▶ AIM: Word for word, quote all of the material, omitting the pictures.

▶ MATERIAL TO PROCESS:
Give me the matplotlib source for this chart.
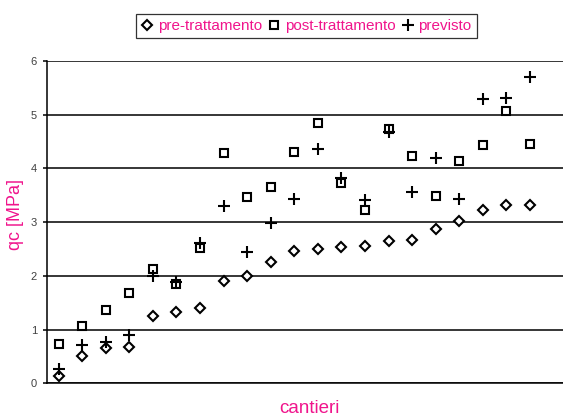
import numpy as np
import matplotlib.pyplot as plt

# valori qc [MPa] per cantiere
pre_trattamento = [0.13, 0.51, 0.65, 0.68, 1.26, 1.32, 1.41, 1.91, 2.00, 2.26, 2.46,
                   2.50, 2.53, 2.55, 2.64, 2.66, 2.87, 3.02, 3.23, 3.32, 3.32]
post_trattamento = [0.73, 1.07, 1.36, 1.69, 2.13, 1.85, 2.51, 4.28, 3.47, 3.65, 4.31,
                    4.84, 3.73, 3.23, 4.73, 4.23, 3.48, 4.13, 4.43, 5.07, 4.45]
previsto = [0.26, 0.71, 0.76, 0.90, 2.00, 1.89, 2.61, 3.30, 2.45, 2.98, 3.43,
            4.37, 3.83, 3.42, 4.68, 3.57, 4.20, 3.44, 5.29, 5.32, 5.70]
y_ticks = [0, 1, 2, 3, 4, 5, 6]

PINK = '#F0148C'

plt.rcParams['font.family'] = ['Liberation Sans', 'DejaVu Sans']

fig = plt.figure(figsize=(5.63, 4.15), dpi=100)
ax = fig.add_axes([0.083, 0.0764, 0.917, 0.7766])

x = np.arange(len(pre_trattamento)) + 0.5

ax.plot(x, pre_trattamento, linestyle='none', marker='D', ms=5.2, mfc='white',
        mec='black', mew=1.5, label='pre-trattamento', zorder=3)
ax.plot(x, post_trattamento, linestyle='none', marker='s', ms=6.2, mfc='none',
        mec='black', mew=1.5, label='post-trattamento', zorder=3)
ax.plot(x, previsto, linestyle='none', marker='+', ms=8.5, mec='black',
        mew=1.5, label='previsto', zorder=4)

ax.set_xlim(0, 21.9)
ax.set_ylim(0, 6)
ax.set_yticks(y_ticks)
ax.set_yticklabels([str(t) for t in y_ticks], fontsize=8, color='#404040')
ax.set_xticks([])
ax.grid(axis='y', color='black', linewidth=1.1)
ax.set_axisbelow(True)
for s in ['top', 'right']:
    ax.spines[s].set_visible(False)
ax.spines['left'].set_linewidth(1.1)
ax.spines['bottom'].set_linewidth(1.1)
ax.tick_params(axis='y', direction='out', length=3, width=1.1, pad=4)

# etichette assi
fig.text(0.027, 0.482, 'qc [MPa]', fontsize=13, color=PINK, rotation=90,
         ha='center', va='center')
fig.text(0.549, 0.006, 'cantieri', fontsize=13.5, color=PINK, ha='center', va='baseline')

leg = fig.legend(loc='center', bbox_to_anchor=(0.544, 0.937), ncol=3, fontsize=11,
                 frameon=True, fancybox=False, handlelength=0.8, handletextpad=0.3,
                 columnspacing=0.4, borderpad=0.35, borderaxespad=0)
leg.get_frame().set_edgecolor('black')
leg.get_frame().set_linewidth(0.9)
for t in leg.get_texts():
    t.set_color(PINK)

fig.savefig('out.png', dpi=100)
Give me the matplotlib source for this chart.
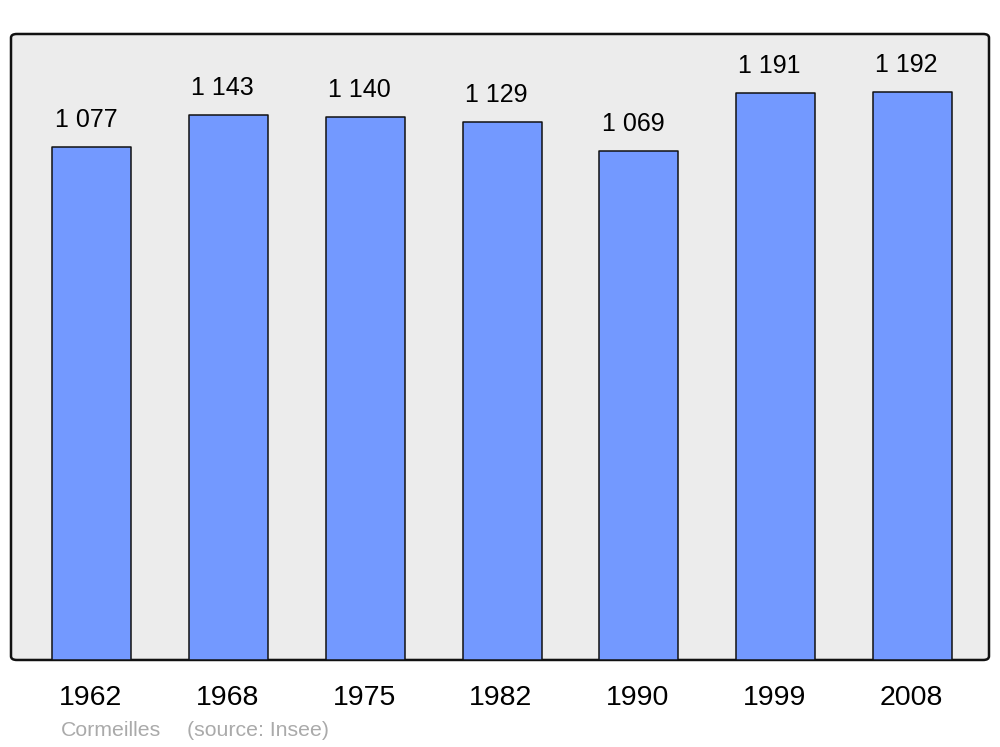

▶ ANSWER TO THIS TASK:
Give me the matplotlib source for this chart.
import numpy as np
import matplotlib.pyplot as plt

# valori qc [MPa] per cantiere
pre_trattamento = [0.13, 0.51, 0.65, 0.68, 1.26, 1.32, 1.41, 1.91, 2.00, 2.26, 2.46,
                   2.50, 2.53, 2.55, 2.64, 2.66, 2.87, 3.02, 3.23, 3.32, 3.32]
post_trattamento = [0.73, 1.07, 1.36, 1.69, 2.13, 1.85, 2.51, 4.28, 3.47, 3.65, 4.31,
                    4.84, 3.73, 3.23, 4.73, 4.23, 3.48, 4.13, 4.43, 5.07, 4.45]
previsto = [0.26, 0.71, 0.76, 0.90, 2.00, 1.89, 2.61, 3.30, 2.45, 2.98, 3.43,
            4.37, 3.83, 3.42, 4.68, 3.57, 4.20, 3.44, 5.29, 5.32, 5.70]
y_ticks = [0, 1, 2, 3, 4, 5, 6]

PINK = '#F0148C'

plt.rcParams['font.family'] = ['Liberation Sans', 'DejaVu Sans']

fig = plt.figure(figsize=(5.63, 4.15), dpi=100)
ax = fig.add_axes([0.083, 0.0764, 0.917, 0.7766])

x = np.arange(len(pre_trattamento)) + 0.5

ax.plot(x, pre_trattamento, linestyle='none', marker='D', ms=5.2, mfc='white',
        mec='black', mew=1.5, label='pre-trattamento', zorder=3)
ax.plot(x, post_trattamento, linestyle='none', marker='s', ms=6.2, mfc='none',
        mec='black', mew=1.5, label='post-trattamento', zorder=3)
ax.plot(x, previsto, linestyle='none', marker='+', ms=8.5, mec='black',
        mew=1.5, label='previsto', zorder=4)

ax.set_xlim(0, 21.9)
ax.set_ylim(0, 6)
ax.set_yticks(y_ticks)
ax.set_yticklabels([str(t) for t in y_ticks], fontsize=8, color='#404040')
ax.set_xticks([])
ax.grid(axis='y', color='black', linewidth=1.1)
ax.set_axisbelow(True)
for s in ['top', 'right']:
    ax.spines[s].set_visible(False)
ax.spines['left'].set_linewidth(1.1)
ax.spines['bottom'].set_linewidth(1.1)
ax.tick_params(axis='y', direction='out', length=3, width=1.1, pad=4)

# etichette assi
fig.text(0.027, 0.482, 'qc [MPa]', fontsize=13, color=PINK, rotation=90,
         ha='center', va='center')
fig.text(0.549, 0.006, 'cantieri', fontsize=13.5, color=PINK, ha='center', va='baseline')

leg = fig.legend(loc='center', bbox_to_anchor=(0.544, 0.937), ncol=3, fontsize=11,
                 frameon=True, fancybox=False, handlelength=0.8, handletextpad=0.3,
                 columnspacing=0.4, borderpad=0.35, borderaxespad=0)
leg.get_frame().set_edgecolor('black')
leg.get_frame().set_linewidth(0.9)
for t in leg.get_texts():
    t.set_color(PINK)

fig.savefig('out.png', dpi=100)
Give me the matplotlib source for this chart.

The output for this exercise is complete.